Ce qui me contrarie le plus dans ma simple quête de bon-sens, c'est d'apprendre le même jour l'interdiction de dépassement dans le col du "Grand Boeuf" et les derniers résultats du fret-SNCF... Tout est là... Alors, comme pour rassurer la veuve et l'orphelin, on annonce triomphalement la semaine suivante le déblocage de 7 milliards d'euro pour ce même fret-SNCF sous la bannière du grenelle de l'environnement. Bien. 7 Milliards... laché comme ça, dans le poste, ça claque comme un coup de tonnerre... en montant un peu le volume, on apprend que divers projets d'autoroutes ferroviaires vont voir le jour, que des TGV-Fret sont à l'étude pour des traffics inter-aéroports, que des activités non rentables comme le "wagon isolé" vont disparaître... Le tout sous condition de remaniement de la branche - les syndicats étant déjà sur le qui-vive.


La méthode - mainte fois éprouvée - s'avère gratifiante: on occulte les véritables enjeux, on fait une parfaite illusion médiatique à grand coup de chiffres pompeux et termes salvateurs; dès lors, la ménagère - en écoutant d'une oreille - retient: 7 milliards - ferroutage - moins de camion... et le tour est joué! Le gouvernement en ressort grandi et pendant ce temps là, comme ça ça s'accumule sérieusement dans le "Grand Boeuf", il n'y a qu'à gendarmer à tout va.


7, 15 ou 50 Milliards quelle est la différence si l'on ne remet pas fondamentalement en cause un systême économique basé - et je ne vous apprends rien - sur le camion. Il y a quelques années, la filière fret de la SNCF devait connaitre un essort sans pareil avec l'investissement colossal en terme de locomotives... le tout bien sûr sur fond de matracage médiatique, avec l'apparition du nouvel habillage vert des motrices. On en avait beaucoup parlé, sur tous supports (papiers, radio, télévision, internet) et puis la flamme s'est peu à peu épuisée, et puis on a oublié...

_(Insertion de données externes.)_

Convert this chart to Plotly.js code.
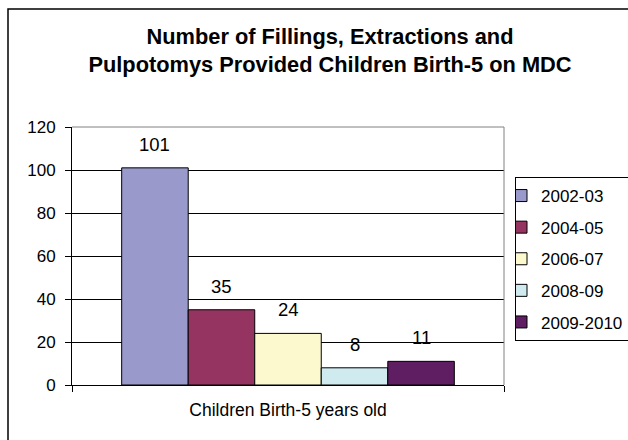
<!DOCTYPE html>
<html><head><meta charset="utf-8">
<script src="https://cdn.plot.ly/plotly-3.0.1.min.js"></script>
<style>html,body{margin:0;padding:0;background:#fff;}#chart{width:628px;height:440px;}</style>
</head><body><div id="chart"></div>
<script>
// ---- data ----
const categories = ['Children Birth-5 years old'];
const seriesNames = ['2002-03', '2004-05', '2006-07', '2008-09', '2009-2010'];
const values2002_03 = [101];
const values2004_05 = [35];
const values2006_07 = [24];
const values2008_09 = [8];
const values2009_2010 = [11];
const yTickValues = [0, 20, 40, 60, 80, 100, 120];
const chartTitle = 'Number of Fillings, Extractions and<br>Pulpotomys Provided Children Birth-5 on MDC';

// ---- styling ----
const seriesValues = [values2002_03, values2004_05, values2006_07, values2008_09, values2009_2010];
const seriesColors = ['#9999cc', '#953461', '#fcf9cf', '#cfebf0', '#5f1e61'];
const FONT = 'Liberation Sans, Arial, sans-serif';
const BARGAP = 0.23;
const nSeries = seriesNames.length;
const slot = (1 - BARGAP) / nSeries;

const traces = seriesNames.map((name, i) => ({
  type: 'bar',
  name: name,
  legendgroup: 'g' + i,
  x: categories,
  y: seriesValues[i],
  marker: {color: seriesColors[i], line: {color: '#000000', width: 1}},
  hoverinfo: 'none'
}));

const annotations = [];
seriesNames.forEach((name, i) => {
  seriesValues[i].forEach((v, k) => {
    annotations.push({
      xref: 'x', yref: 'y',
      x: k + (i - (nSeries - 1) / 2) * slot,
      y: v,
      text: String(v),
      showarrow: false,
      xanchor: 'center', yanchor: 'bottom',
      yshift: 11,
      font: {family: FONT, size: 18.5, color: '#000'}
    });
  });
});

const L = 72, R = 124, T = 127, B = 55, W = 628, H = 440;
const pw = W - L - R, ph = H - T - B;

const layout = {
  width: W, height: H,
  margin: {l: L, r: R, t: T, b: B, pad: 0, autoexpand: false},
  paper_bgcolor: '#ffffff',
  plot_bgcolor: '#ffffff',
  font: {family: FONT, color: '#000000'},
  title: {
    text: chartTitle,
    font: {family: FONT, size: 21.8, color: '#000', weight: 'bold'},
    xref: 'container', yref: 'container',
    x: 330 / W, xanchor: 'center',
    y: 1 - 44 / H, yanchor: 'top'
  },
  barmode: 'group',
  bargap: BARGAP,
  bargroupgap: 0,
  xaxis: {
    type: 'category',
    showline: true, linecolor: '#000', linewidth: 1,
    ticks: 'outside', tickson: 'boundaries', ticklen: 6, tickcolor: '#000', tickwidth: 1,
    ticklabelstandoff: 9,
    tickfont: {family: FONT, size: 17.5, color: '#000'},
    showgrid: false, zeroline: false, fixedrange: true
  },
  yaxis: {
    range: [0, 120],
    tickvals: yTickValues,
    showline: true, linecolor: '#000', linewidth: 1,
    ticks: 'outside', ticklen: 6, tickcolor: '#000', tickwidth: 1,
    ticklabelstandoff: 6,
    tickfont: {family: FONT, size: 17, color: '#000'},
    showgrid: true, gridcolor: '#000', gridwidth: 1,
    zeroline: false, fixedrange: true
  },
  legend: {
    x: (515 - L) / pw, xanchor: 'left',
    y: (H - B - 177) / ph, yanchor: 'top',
    bgcolor: '#ffffff', bordercolor: '#000', borderwidth: 1,
    font: {family: FONT, size: 17, color: '#000'},
    traceorder: 'grouped', tracegroupgap: 6.5,
    indentation: -15
  },
  annotations: annotations,
  shapes: [
    {type: 'line', xref: 'paper', yref: 'paper', x0: 0, x1: 1, y0: 1, y1: 1, line: {color: '#808080', width: 1}, layer: 'above'},
    {type: 'line', xref: 'paper', yref: 'paper', x0: 1, x1: 1, y0: 0, y1: 1, line: {color: '#808080', width: 1}, layer: 'above'},
    {type: 'rect', xref: 'paper', yref: 'paper',
     x0: (8 - L) / pw, x1: (W + 20 - L) / pw, y0: -(B + 20) / ph, y1: (H - B - 9) / ph,
     line: {color: '#000', width: 1.5}, fillcolor: 'rgba(0,0,0,0)', layer: 'below'}
  ],
  showlegend: true
};

Plotly.newPlot('chart', traces, layout, {displayModeBar: false, staticPlot: true});
</script>
</body></html>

Alors que la situation économique de la filière s'enclave dans des profondeurs abyssales jamais explorées, on parle d'autoroutes ferroviaires, un projet qui absorbera une goutte d'eau du traffic pour peu qu'il fonctionne, on parle de TGV-Fret qui désengorgera peut-être les aéroports à défaut de désengorger les routes, et on entend récupérer 25% des échanges de marchandises... Je ne suis pas si optimiste... J'en viens à vous suspecter de véritable schizophrénie, d'autant plus, lorsque j'entends les fonctionnaires du rail avouer l'incapacité de leurs institutions à être compétitives. Aujourd'hui vous avez d'un coté un dinosaure inébranlable et de l'autre un secteur qui tire sa rentabilité dans sa capacité à s'auto-détruire... Déontologiquement cette situation est chaotique. Que trouve alors nos politiciens pour y remèdier? on préfère épuiser le transport routier, quitte à colmater les brèches à grands coups de réformes pas fraîches qui ne font que compacter et ralentir les flux, on préfère oublier que tout en aval de ce mécanisme il y a un chauffeur réduit au statut de mouton servile, et parallèlement on renfloue les comptes du Fret SNCF comme on remplirait un seau percé.

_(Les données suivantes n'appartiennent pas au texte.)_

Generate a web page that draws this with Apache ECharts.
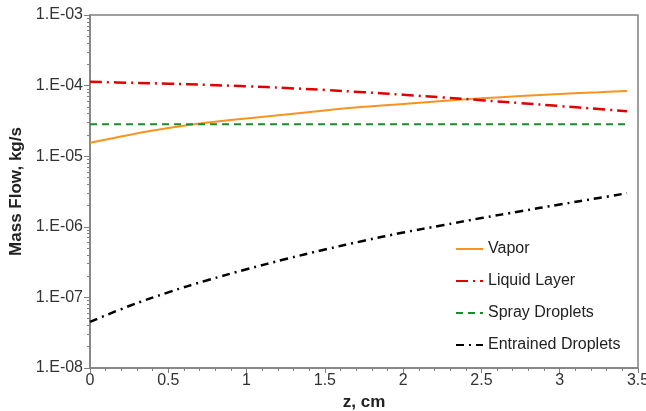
<!DOCTYPE html>
<html>
<head>
<meta charset="utf-8">
<script src="https://cdn.jsdelivr.net/npm/echarts@6/dist/echarts.min.js"></script>
<style>
  html, body { margin: 0; padding: 0; background: #fff; }
  #chart { width: 646px; height: 411px; }
</style>
</head>
<body>
<div id="chart"></div>
<script>
var zValues = [0, 0.25, 0.5, 0.75, 1.0, 1.25, 1.5, 1.75, 2.0, 2.25, 2.5, 2.75, 3.0, 3.25, 3.43];

// mass flow, kg/s
var vapor     = [1.55e-5, 2.0e-5, 2.5e-5, 3.0e-5, 3.43e-5, 3.9e-5, 4.45e-5, 5.0e-5, 5.5e-5, 6.05e-5, 6.6e-5, 7.1e-5, 7.6e-5, 8.05e-5, 8.4e-5];
var liquid    = [1.13e-4, 1.099e-4, 1.064e-4, 1.023e-4, 9.77e-5, 9.25e-5, 8.67e-5, 8.05e-5, 7.43e-5, 6.81e-5, 6.21e-5, 5.65e-5, 5.13e-5, 4.65e-5, 4.33e-5];
var sprayZ    = [0, 3.43];
var spray     = [2.83e-5, 2.83e-5];
var entrained = [4.5e-8, 7.55e-8, 1.18e-7, 1.75e-7, 2.5e-7, 3.49e-7, 4.76e-7, 6.35e-7, 8.28e-7, 1.05e-6, 1.33e-6, 1.66e-6, 2.07e-6, 2.56e-6, 2.99e-6];

var seriesNames = ['Vapor', 'Liquid Layer', 'Spray Droplets', 'Entrained Droplets'];

// minor log ticks 2..9 in each decade
var minorTicks = [];
for (var d = -8; d < -3; d++) {
  for (var m = 2; m <= 9; m++) {
    minorTicks.push(m * Math.pow(10, d));
  }
}

function pairs(xs, ys) {
  return xs.map(function (x, i) { return [x, ys[i]]; });
}

var font = 'Arial, "Liberation Sans", sans-serif';
var axisGray = '#808080';

var chart = echarts.init(document.getElementById('chart'));

chart.setOption({
  animation: false,
  grid: {
    left: 90, right: 8, top: 15, bottom: 43,
    outerBoundsMode: 'none',
    containLabel: false,
    show: true, borderColor: axisGray, borderWidth: 1.5
  },
  legend: {
    data: seriesNames,
    orient: 'vertical',
    left: 450,
    top: 236,
    itemWidth: 27,
    itemHeight: 14,
    itemGap: 16,
    itemStyle: { opacity: 0 },
    textStyle: { fontFamily: font, fontSize: 16, color: '#222' }
  },
  xAxis: {
    type: 'value',
    min: 0, max: 3.5, interval: 0.5,
    name: 'z, cm',
    nameLocation: 'middle',
    nameGap: 22,
    nameTextStyle: { fontFamily: font, fontSize: 17, fontWeight: 'bold', color: '#222' },
    axisLine: { lineStyle: { color: axisGray, width: 1.5 } },
    axisTick: { length: 5, lineStyle: { color: axisGray } },
    minorTick: { show: true, splitNumber: 5, length: 3, lineStyle: { color: axisGray } },
    axisLabel: { fontFamily: font, fontSize: 16, color: '#333', margin: 5 },
    splitLine: { show: false }
  },
  yAxis: [
    {
      type: 'log',
      logBase: 10,
      min: 1e-8, max: 1e-3,
      name: 'Mass Flow, kg/s',
      nameLocation: 'middle',
      nameGap: 62,
      nameTextStyle: { fontFamily: font, fontSize: 17, fontWeight: 'bold', color: '#222' },
      axisLine: { show: true, lineStyle: { color: axisGray, width: 1.5 } },
      axisTick: { show: true, length: 6, lineStyle: { color: axisGray } },
      axisLabel: {
        fontFamily: font, fontSize: 16, color: '#333', margin: 7,
        formatter: function (v) {
          var e = Math.round(Math.log10(v));
          return '1.E-' + (e < 0 ? ('0' + (-e)).slice(-2) : e);
        }
      },
      splitLine: { show: false }
    },
    {
      type: 'log',
      logBase: 10,
      min: 1e-8, max: 1e-3,
      position: 'left',
      axisLine: { show: false },
      axisTick: { show: true, length: 3, customValues: minorTicks, lineStyle: { color: axisGray } },
      axisLabel: { show: false },
      splitLine: { show: false }
    }
  ],
  series: [
    {
      name: 'Vapor', type: 'line', symbol: 'none', smooth: 0.4,
      data: pairs(zValues, vapor),
      lineStyle: { color: '#F7931E', width: 2 },
      itemStyle: { color: '#F7931E' }
    },
    {
      name: 'Liquid Layer', type: 'line', symbol: 'none', smooth: 0.4,
      data: pairs(zValues, liquid),
      lineStyle: { color: '#E00000', width: 2.5, type: [12, 5, 2, 5] },
      itemStyle: { color: '#E00000' }
    },
    {
      name: 'Spray Droplets', type: 'line', symbol: 'none',
      data: pairs(sprayZ, spray),
      lineStyle: { color: '#1E8A2E', width: 2, type: [7, 5] },
      itemStyle: { color: '#1E8A2E' }
    },
    {
      name: 'Entrained Droplets', type: 'line', symbol: 'none', smooth: 0.4,
      data: pairs(zValues, entrained),
      lineStyle: { color: '#000', width: 2.5, type: [8, 5, 2, 5] },
      itemStyle: { color: '#000' }
    }
  ]
});
</script>
</body>
</html>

Le jour où l'argent récolté à la pelle dans les péages autoroutiers servira à autre chose qu'à construire des aires de repos payantes; le jour où l'on jugera bon d'étudier des plages horaires aux interdictions; le jour où l'on préférera une politique de prévention à une politique de répression; le jour où l'on enseignera une bribe d'informations concernant notre métier dans les auto-écoles; le jour où l'on ne dressera pas des pelotons entiers de gendarmerie en brigades anti-routier; le jour où l'on cessera de fustiger systématiquement les PL et que l'on prendra en compte les attentes du conducteur...

Ce jour là, vous n'entendrez pas parler de moi, mais pour l'heure je vous prie d'agréer, Monsieur, l'expression de ma sincère consternation. Régis Riboulet.

Ce texte sera publié sur fierdetreroutier.com sous forme de lettre ouverte à l'attention de Monsieur Dominique Bussereau; ainsi que son éventuelle réponse."